Bailo, you are such a fucking idiot. Does it hurt to be that stupid?
27
I think the dividing line should be the intent of the device. Is the device designed primarily for the creation of content, or the consumption of content?

Of course even that could get a little hazy with so much crossover in the netbook and tablet markets, and with some of the biggest PC manufactures starting to ignore their "pro" users entirely, lowering the bar on how you might define "content creation"—but I can't think of a more fair demarcation.
28
I'm with @17; a clear division between hardware and software seems like a reasonable criterion. My desktop at home is a PC, because I can do just about anything I want to it. My phone is not; I can't install a new OS and I can't write software that runs directly on the hardware.
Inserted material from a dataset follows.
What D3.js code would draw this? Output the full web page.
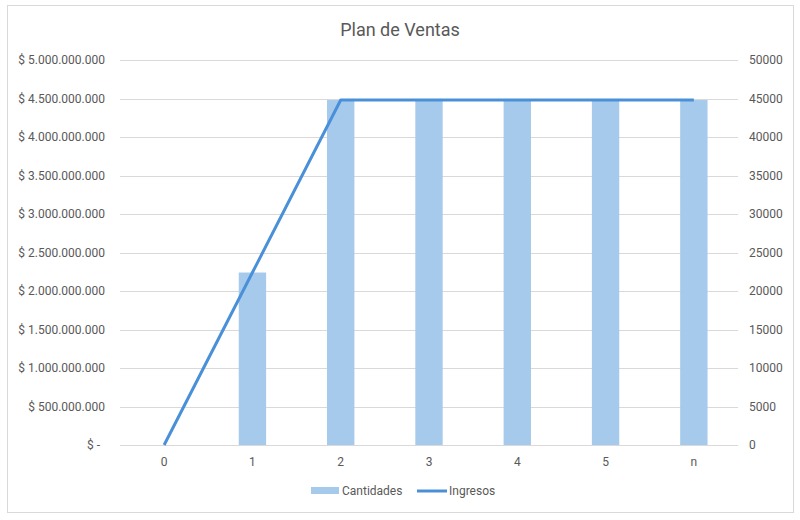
<!DOCTYPE html>
<html>
<head>
<meta charset="utf-8">
<script src="https://cdn.jsdelivr.net/npm/d3@7"></script>
<style>
  body { margin: 0; background: #fff; }
  text { font-family: Roboto, "Noto Sans", sans-serif; fill: #595959; }
</style>
</head>
<body>
<div id="chart"></div>
<script>
// data
var categories = ["0", "1", "2", "3", "4", "5", "n"];
var cantidades = [0, 22400, 44800, 44800, 44800, 44800, 44800];
var ingresos = [0, 2240000000, 4480000000, 4480000000, 4480000000, 4480000000, 4480000000];
var leftTicks = [0, 500000000, 1000000000, 1500000000, 2000000000, 2500000000, 3000000000, 3500000000, 4000000000, 4500000000, 5000000000];
var rightTicks = [0, 5000, 10000, 15000, 20000, 25000, 30000, 35000, 40000, 45000, 50000];

var W = 800, H = 520;
var plot = {left: 120, right: 738, top: 60, bottom: 445};

var svg = d3.select("#chart").append("svg")
    .attr("width", W)
    .attr("height", H);

// chart frame
svg.append("rect")
    .attr("x", 7.5).attr("y", 5.5)
    .attr("width", 786).attr("height", 507)
    .style("fill", "#fff")
    .style("stroke", "#d9d9d9")
    .style("stroke-width", 1);

svg.append("text")
    .attr("x", 400).attr("y", 36)
    .attr("text-anchor", "middle")
    .style("font-size", "18px")
    .text("Plan de Ventas");

var x = d3.scaleBand()
    .domain(categories)
    .range([plot.left, plot.right])
    .paddingInner(0.69)
    .paddingOuter(0.345);

var xc = function(d) { return x(d) + x.bandwidth() / 2; };

var yL = d3.scaleLinear().domain([0, 5000000000]).range([plot.bottom, plot.top]);
var yR = d3.scaleLinear().domain([0, 50000]).range([plot.bottom, plot.top]);

function money(v) {
    if (v === 0) return "$ -";
    return "$ " + d3.format(",")(v).replace(/,/g, ".");
}

// gridlines
svg.append("g")
    .selectAll("line")
    .data(leftTicks)
    .enter().append("line")
    .attr("x1", plot.left).attr("x2", plot.right)
    .attr("y1", function(d) { return Math.round(yL(d)) + 0.5; })
    .attr("y2", function(d) { return Math.round(yL(d)) + 0.5; })
    .style("stroke", "#d9d9d9")
    .style("stroke-width", 1);

// left axis
var leftAxis = svg.append("g")
    .attr("transform", "translate(" + plot.left + ",0)")
    .call(d3.axisLeft(yL).tickValues(leftTicks).tickFormat(money).tickSize(0).tickPadding(15));
leftAxis.select(".domain").remove();
leftAxis.selectAll("text").style("font-size", "12px").style("fill", "#595959");
// accounting format leaves room after the dash
leftAxis.selectAll("text").filter(function(d) { return d === 0; }).attr("dx", "-5");

// right axis
var rightAxis = svg.append("g")
    .attr("transform", "translate(" + plot.right + ",0)")
    .call(d3.axisRight(yR).tickValues(rightTicks).tickFormat(d3.format("d")).tickSize(0).tickPadding(11));
rightAxis.select(".domain").remove();
rightAxis.selectAll("text").style("font-size", "12px").style("fill", "#595959");

// bottom axis
var bottomAxis = svg.append("g")
    .attr("transform", "translate(0," + plot.bottom + ")")
    .call(d3.axisBottom(x).tickSize(0).tickPadding(12));
bottomAxis.select(".domain").remove();
bottomAxis.selectAll("text").style("font-size", "12px").style("fill", "#595959");

// bars (right axis)
svg.append("g")
    .selectAll("rect")
    .data(cantidades)
    .enter().append("rect")
    .attr("x", function(d, i) { return x(categories[i]); })
    .attr("width", x.bandwidth())
    .attr("y", function(d) { return yR(d); })
    .attr("height", function(d) { return plot.bottom - yR(d); })
    .style("fill", "#a6caec");

// line (left axis)
var line = d3.line()
    .x(function(d, i) { return xc(categories[i]); })
    .y(function(d) { return yL(d); });

svg.append("path")
    .datum(ingresos)
    .attr("d", line)
    .style("fill", "none")
    .style("stroke", "#4a90d9")
    .style("stroke-width", 3)
    .style("stroke-linejoin", "round");

// legend
var legend = svg.append("g").attr("transform", "translate(0,491)");
legend.append("rect")
    .attr("x", 311).attr("y", -4)
    .attr("width", 28).attr("height", 7)
    .style("fill", "#a6caec");
legend.append("text")
    .attr("x", 342).attr("y", 4)
    .style("font-size", "12px")
    .text("Cantidades");
legend.append("line")
    .attr("x1", 417).attr("x2", 447)
    .attr("y1", 0).attr("y2", 0)
    .style("stroke", "#4a90d9")
    .style("stroke-width", 3);
legend.append("text")
    .attr("x", 449).attr("y", 4)
    .style("font-size", "12px")
    .text("Ingresos");
</script>
</body>
</html>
Even if I somehow attach a keyboard, monitor, and mouse to my smartphone, it's still not a PC. Even if I somehow remote into my desktop from my phone, it's still a PC.
29
I think there is something to be said for both @17's approach and @18's. What one can practically use a machine for has to be a key part of putting it into a category.

(And as an aside, Goldy, in my experience "as useful for the bulk of traditional PC tasks as any netbook," translates to pretty fucking useless.)

I also think in some ways it is too early to tell. Feels a bit like sitting around in the mid-19th century discussing the nomenclature of horseless carriages, and whether we should really group these newfangled internal combustion doodads with proper steam-powered varieties.
30
#26

Ok, you may now present the etymology of the word "personal" and describe and document the year in which it lost its meaning of being in the use and owned by a single individual.

And when you do, I will contact Pizza Hut and let them know that those little 7 inch pizzas they sell at the airport are now "family sized" and no longer to be called "personal pan".

The psychologist is "Out".
31
As a postscript to this thread, that nobody is reading anymore anyways, I just noticed a headline on C-Net flit by. It included the brand-honking-new word "phablet." Make of that what you will.